An experienced spokesperson, well versed in the art of public relations, would have known that the important thing was not to say anything that one might have cause to regret later. "We are awaiting the result of investigations and as soon as the facts are known we will be making a statement." That was all the situation called for; it was all that the situation allowed for. As it was, the CAA came across as bordering on the arrogant.
It mattered, because Taiwan has so few opportunities to tread the international stage that it ought to make the best of those that come its way, even in tragic circumstances. It mattered even more as awkward facts began to emerge. The relevant runway charts had been changed a couple of days before the fatal crash, and nobody seemed sure if the pilots had been briefed about them. A flight attendant maintained that the sidelights of the defective runway had been turned on, giving rise to the impression that it was an active runway. (The airport authorities, on the other hand, have yet to state unequivocally whether the lights were on or off.) There were no barriers at the entrance to the defective runway because "in certain weather conditions" the first few hundred meters of it were authorized for use as a taxiway. Other pilots reported that they had warned of the dangers inherent in leaving runway 5R open, one going so far as to say that "it was an accident waiting to happen."
The timing was particularly unfortunate, because three days later Taipei hosted a major international tourism conference de signed to boost the island's reputation as a leisure destination. One of the things a tourist resort needs is a steady supply of planes delivering customers. But thanks to the second crash-related development, there is a possibility, to put it no higher, that some pilots' associations will call for a boycott of the island's airports.
The three pilots of SQ006 survived the crash and have been forbidden to leave Taiwan until prosecutors decide whether or not to charge them with causing death by negligence. If the international airline community was alarmed before, that really set the cat among the pigeons. Now some of its members are saying that, in practice, commercial pilots are never charged with manslaughter because knowing they might face such charges would inhibit them from cooperating with personnel responsible for flight safety. Flying is exceptionally safe these days, one reason being that pilots are given maximum encouragement to own up to their mistakes. Remove that immunity, and standards will drop. If Taiwan is going to break the unwritten international code and charge the pilots of SQ006 with manslaughter, the safest course is for airmen to bypass the island altogether.
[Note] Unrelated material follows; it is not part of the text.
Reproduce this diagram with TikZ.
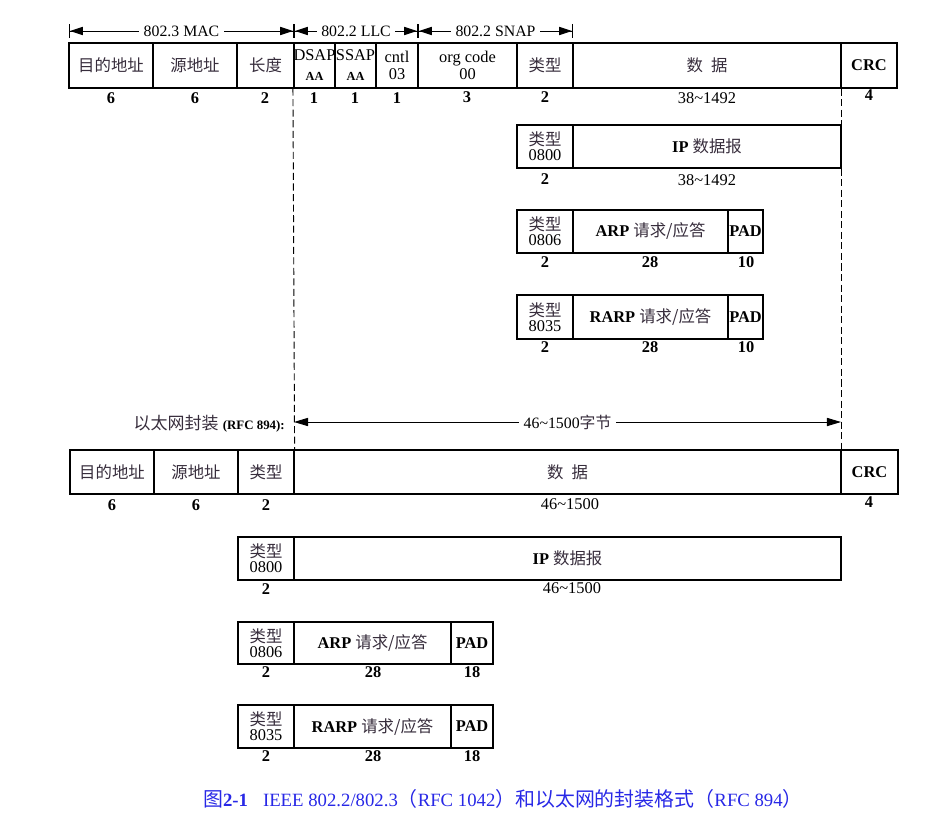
\documentclass[tikz,border=0pt]{standalone}
\usepackage{fontspec}
\setmainfont{Liberation Serif}
\newfontfamily\cjk{Noto Sans CJK SC}
\usetikzlibrary{arrows.meta}
\definecolor{hanzi}{RGB}{55,45,60}
\definecolor{capblue}{RGB}{40,40,230}
\newcommand\zh[1]{{\cjk\color{hanzi}#1}}
\newcommand\capzh[1]{{\cjk\fontsize{17}{18}\selectfont #1}}
\newcommand\tinyb[1]{{\bfseries\fontsize{10.5}{12}\selectfont #1}}

\begin{document}
\begin{tikzpicture}[x=0.03cm,y=-0.03cm,
  fieldbox/.style={draw,line width=1pt,inner sep=0pt,align=center,
    font=\fontsize{14}{16}\selectfont},
  fw/.style={minimum width=#1*0.03cm},
  fh/.style={minimum height=#1*0.03cm},
  numlbl/.style={inner sep=1pt,font=\bfseries\fontsize{14}{16}\selectfont},
  rnglbl/.style={inner sep=1pt,font=\fontsize{14}{16}\selectfont},
  spanarrow/.style={{Bar[width=12pt]Triangle[length=11pt,width=7pt]}-{Triangle[length=11pt,width=7pt]Bar[width=12pt]},line width=0.8pt},
  widearrow/.style={{Triangle[length=12pt,width=7pt]}-{Triangle[length=12pt,width=7pt]},line width=0.8pt},
  spanlbl/.style={fill=white,inner sep=4pt,font=\fontsize{13.5}{16}\selectfont},
  guide/.style={line width=0.8pt,dash pattern=on 6pt off 3pt}]

  \useasboundingbox (0,0) rectangle (930,829);

  % 802.2/802.3 header
  \coordinate (h0) at (69,31);
  \coordinate (h1) at (294,31);
  \coordinate (h2) at (418,31);
  \coordinate (h3) at (573,31);

  \node[fieldbox,fw=84,fh=45] (mdst) at (111,65.5) {\zh{目的地址}};
  \node[fieldbox,fw=84,fh=45] (msrc) at (195,65.5) {\zh{源地址}};
  \node[fieldbox,fw=57,fh=45] (mlen) at (265.5,65.5) {\zh{长度}};
  \node[fieldbox,fw=41,fh=45] (dsap) at (314.5,65.5) {DSAP\\[1pt]\tinyb{AA}};
  \node[fieldbox,fw=41,fh=45] (ssap) at (355.5,65.5) {SSAP\\[1pt]\tinyb{AA}};
  \node[fieldbox,fw=42,fh=45] (cntl) at (397,65.5) {cntl\\[-1pt]03};
  \node[fieldbox,fw=99,fh=45] (org) at (467.5,65.5) {org code\\[-1pt]00};
  \node[fieldbox,fw=56,fh=45] (stype) at (545,65.5) {\zh{类型}};
  \node[fieldbox,fw=268,fh=45] (sdata) at (707,65.5) {\zh{数\hspace{0.5em}据}};
  \node[fieldbox,fw=56,fh=45] (scrc) at (869,65.5) {\bfseries CRC};

  \node[numlbl] (n1) at (111,98) {6};
  \node[numlbl] (n2) at (195,98) {6};
  \node[numlbl] (n3) at (265,98) {2};
  \node[numlbl] (n4) at (314,98) {1};
  \node[numlbl] (n5) at (355,98) {1};
  \node[numlbl] (n6) at (397,98) {1};
  \node[numlbl] (n7) at (467,97) {3};
  \node[numlbl] (n8) at (545,97) {2};
  \node[rnglbl] (n9) at (707,98) {38\textasciitilde 1492};
  \node[numlbl] (n10) at (869,95) {4};

  \node[fieldbox,fw=56,fh=43] (itype) at (545,146.5) {\zh{类型}\\[-3pt]0800};
  \node[fieldbox,fw=268,fh=43] (idata) at (707,146.5) {\textbf{IP} \zh{数据报}};
  \node[numlbl] (i1) at (545,179.5) {2};
  \node[rnglbl] (i2) at (707,180) {38\textasciitilde 1492};

  \node[fieldbox,fw=56,fh=43] (atype) at (545,231.5) {\zh{类型}\\[-3pt]0806};
  \node[fieldbox,fw=155,fh=43] (arp) at (650.5,231.5) {\textbf{ARP} \zh{请求/应答}};
  \node[fieldbox,fw=35,fh=43] (apad) at (745.5,231.5) {\bfseries PAD};
  \node[numlbl] (a1) at (545,262) {2};
  \node[numlbl] (a2) at (650,262) {28};
  \node[numlbl] (a3) at (746,262) {10};

  \node[fieldbox,fw=56,fh=44] (rtype) at (545,317) {\zh{类型}\\[-3pt]8035};
  \node[fieldbox,fw=155,fh=44] (rarp) at (650.5,317) {\textbf{RARP} \zh{请求/应答}};
  \node[fieldbox,fw=35,fh=44] (rpad) at (745.5,317) {\bfseries PAD};
  \node[numlbl] (r1) at (545,347) {2};
  \node[numlbl] (r2) at (650,347) {28};
  \node[numlbl] (r3) at (746,347) {10};

  % Ethernet (RFC 894)
  \node[anchor=east,inner sep=0pt] (ethlbl) at (285,424)
    {\fontsize{14.5}{16}\selectfont\zh{以太网封装} {\bfseries\fontsize{11}{13}\selectfont(RFC 894):}};
  \coordinate (e0) at (294,422);
  \coordinate (e1) at (841,422);

  \node[fieldbox,fw=84,fh=44] (edst) at (112,472) {\zh{目的地址}};
  \node[fieldbox,fw=84,fh=44] (esrc) at (196,472) {\zh{源地址}};
  \node[fieldbox,fw=56,fh=44] (etype) at (266,472) {\zh{类型}};
  \node[fieldbox,fw=547,fh=44] (edata) at (567.5,472) {\zh{数\hspace{0.5em}据}};
  \node[fieldbox,fw=57,fh=44] (ecrc) at (869.5,472) {\bfseries CRC};

  \node[numlbl] (m1) at (112,505) {6};
  \node[numlbl] (m2) at (196,505) {6};
  \node[numlbl] (m3) at (266,505) {2};
  \node[rnglbl] (m4) at (570,504) {46\textasciitilde 1500};
  \node[numlbl] (m5) at (869,502) {4};

  \node[fieldbox,fw=56,fh=43] (jtype) at (266,558.5) {\zh{类型}\\[-3pt]0800};
  \node[fieldbox,fw=547,fh=43] (jdata) at (567.5,558.5) {\textbf{IP} \zh{数据报}};
  \node[numlbl] (j1) at (266,589) {2};
  \node[rnglbl] (j2) at (572,588) {46\textasciitilde 1500};

  \node[fieldbox,fw=56,fh=42] (btype) at (266,643) {\zh{类型}\\[-3pt]0806};
  \node[fieldbox,fw=157,fh=42] (barp) at (372.5,643) {\textbf{ARP} \zh{请求/应答}};
  \node[fieldbox,fw=42,fh=42] (bpad) at (472,643) {\bfseries PAD};
  \node[numlbl] (b1) at (266,672) {2};
  \node[numlbl] (b2) at (373,672) {28};
  \node[numlbl] (b3) at (472,672) {18};

  \node[fieldbox,fw=56,fh=43] (ctype) at (266,726.5) {\zh{类型}\\[-3pt]8035};
  \node[fieldbox,fw=157,fh=43] (carp) at (372.5,726.5) {\textbf{RARP} \zh{请求/应答}};
  \node[fieldbox,fw=42,fh=43] (cpad) at (472,726.5) {\bfseries PAD};
  \node[numlbl] (c1) at (266,756) {2};
  \node[numlbl] (c2) at (373,756) {28};
  \node[numlbl] (c3) at (472,756) {18};

  \node[anchor=west,text=capblue,font=\fontsize{16}{18}\selectfont] (cap) at (199,799)
    {\capzh{图}\textbf{2-1}\hspace{0.8em}IEEE 802.2/802.3\capzh{（}RFC 1042\capzh{）和以太网的封装格式（}RFC 894\capzh{）}};

  \path[spanarrow]
  (h0) edge node[spanlbl] (lmac) {802.3 MAC} (h1)
  (h1) edge node[spanlbl] (lllc) {802.2 LLC} (h2)
  (h2) edge node[spanlbl] (lsnap) {802.2 SNAP} (h3);
  \path[widearrow]
  (e0) edge node[spanlbl] (lbytes) {46\textasciitilde 1500\zh{字节}} (e1);
  \path[guide]
  (dsap.south west) edge (etype.north east)
  (sdata.south east) edge (idata.north east)
  (idata.south east) edge (edata.north east);
\end{tikzpicture}
\end{document}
This reasoning is spurious. No one has ever suggested that a drunken driver who kills somebody should be spared prosecution because the police want to know more about drunken driving, and the felon would not cooperate if he knew he faced certain prosecution; yet pilots, who are in a position to kill far more people than the average drunk, want to be treated as a special case.
But for present purposes, that is not the point. The point concerns the shrill manner in which the ROC authorities asserted their authority over the hapless pilots against the unsavory background of a turf dispute. The professionals responsible for investigating the circumstances of the crash wanted to be allowed to get on with their job undisturbed by policemen in muddy boots trampling through the evidence. The prosecutors, learning of this, sent up a wail of protest echoed by the Minister of Justice, who said that no foreign power had the right to interfere with the administration of Taiwan's criminal justice system. Meanwhile, the Singapore-based pilots languish in Taiwan.
By invoking the issue of Taiwan's sovereignty in this way, the prosecutors and the minister did themselves a disservice at a time when the eyes of the world were focused upon them. The fact that they are right in law does not excuse their failure to consider how the script would play abroad.
What can be done about this? In Washington, the ROC retains public relations experts to lobby for it in the corridors of power. It is time that some of that money was diverted home, where it could fund a team of experienced Western advisers employed to fine-tune official statements that are likely to be relayed beyond Taiwan itself. Taiwan prides itself on the way it markets its products. Perhaps it is time it learned how to market itself.